Bağış, armağan, insanlar arasında sevgi; ülfet, muhabbet ve yakınlığa vesile olan, karşılık beklemeden birisine ikram edilen nesne.
Hediye, sadaka ve hibe arasında bir şeydir. Sadaka ve hibe de karşılık beklenilmez. Bu durum hediye için de sözkonusudur. Hediye veren kişi karşılık beklemeden verir. Ancak karşılığı verilemez diye de bir kural olmadığından hediyeye karşılık vermekte bir sakınca yoktur, aksine daha faydalı ve daha faziletlidir.
Karşılık şartıyla yapılan hediye sahih olup konulan şart muteberdir. Bağışlama esnasında, bağışlanılan şeyin mevcud olması şarttır. Bağışlanılan şeyin belli olması, bağışlayanın rızasının bulunması, akıl sahibi ve ergenlik yağında olması da şarttır. Hediyeden dönmeyi engelleyen bir durum yoksa bağışlayan bağışından dönebilir, fakat bu tahrimen mekruhdur.

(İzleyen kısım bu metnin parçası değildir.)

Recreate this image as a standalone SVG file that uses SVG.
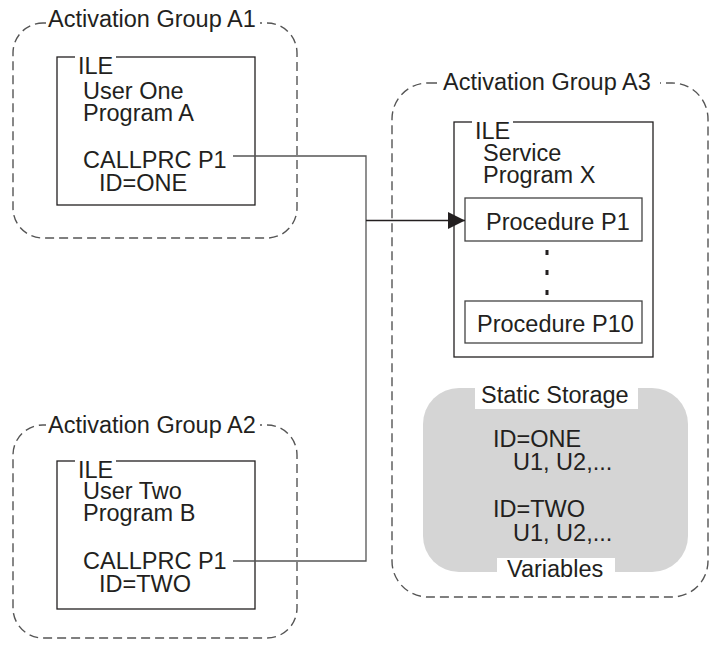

Bazan hediyye ile hibe aynı zamanda kullanılmaz, hediyye mutlak olarak ikram edilen mal manasında kullanılıp, hibede aranılan hukuki şartlar aranmaz.
Müslüman olarak bütün meselelerde olduğu gibi hediye konusunda da, rehberimiz olan Hz. Peygamber (s.a.s), müslümanların tavrının nasıl olması gerektiğini örnek yaşantısıyla göstermiştir.
Peygamberimiz en basit iyiliği bile karşılıksız bırakmazdı. Karşılığını mutlaka verirdi. Bunu ümmetine de öğütlerdi. Bir hadisi şerifte "size her hangi bir iyilikte bulunana mukabele ediniz. Verecek bir şey bulamazsanız, ona dua ediniz ki, kendisine mukabelede bulunduğunuz bilinmiş olsun" buyurulmaktadır (Ebu Davud Zekat 8).
Basit bir iyiliğe bile karşılık veren Allah Rasûlü elbette hediyeyi karşılıksız bırakmazdı. Bunu yakınlarına da öğütlerdi. Hz. Aişe Peygamberimiz için "Allah Rasûlü hediyeyi kabul eder ve karşılığını verirdi" buyuruyor.
Eğer hediyeyi veren kişi karşılık bekleyecek birisi ise örfe göre bunu alması hakkıdır. Kölenin efendiye, fakirin zengine hediyesi böyledir. İmam Malik ve İmam Şâfiî bu görüşü kabul etmektedir.
Eğer hediye veren kişi karşılık beklemiyorsa, böyle bir şartı yoksa İmam-ı Azam ve İmam-ı Şâfî'ye göre karşılık vermek gerekmez. İmam Mâlik "Rasûlullah'ta sizin için güzel bir örnek vardır" (el-Ahzâb, 33/21) ayetine istinaden hediyeye karşılık vermenin vâcib olduğunu savunuyor.
Bu konuyla ilgili olarak peygamberimizin nasıl bir tavır takındığını Hz. Aişe'den nakledilen bir hadisten öğreniyoruz.
Peygamberimize bir Bedevi hediye veriyor, Peygamberimizde hediyeye karşılık veriyor. Bu haber İbn Abbâs'tan naklediliyor. Bu haberi istidlal edenler hediyeye karşılık vermenin vacip olduğuna inanıyorlar; Bu düşünceyi ve sünneti delil gösteriyorlar.
Peygamberimiz başka bir hadiste de "hediyeleşiniz ki birbirinize sevginiz artsın" buyuruyor.
Peygamberimiz bütün müslümanlar için en büyük örnektir. Müslümanların ondan alması gereken bir çok örnekler vardır. Allah Rasûlü hediyeyi karşılıksız bırakmamıştır. Müslümana yakışan da budur.
Hediyeye karşılık verilmesi bunun zorunlu olmasından değil, insanlar arasında sevginin saygının artmasına sebep olmasındandır.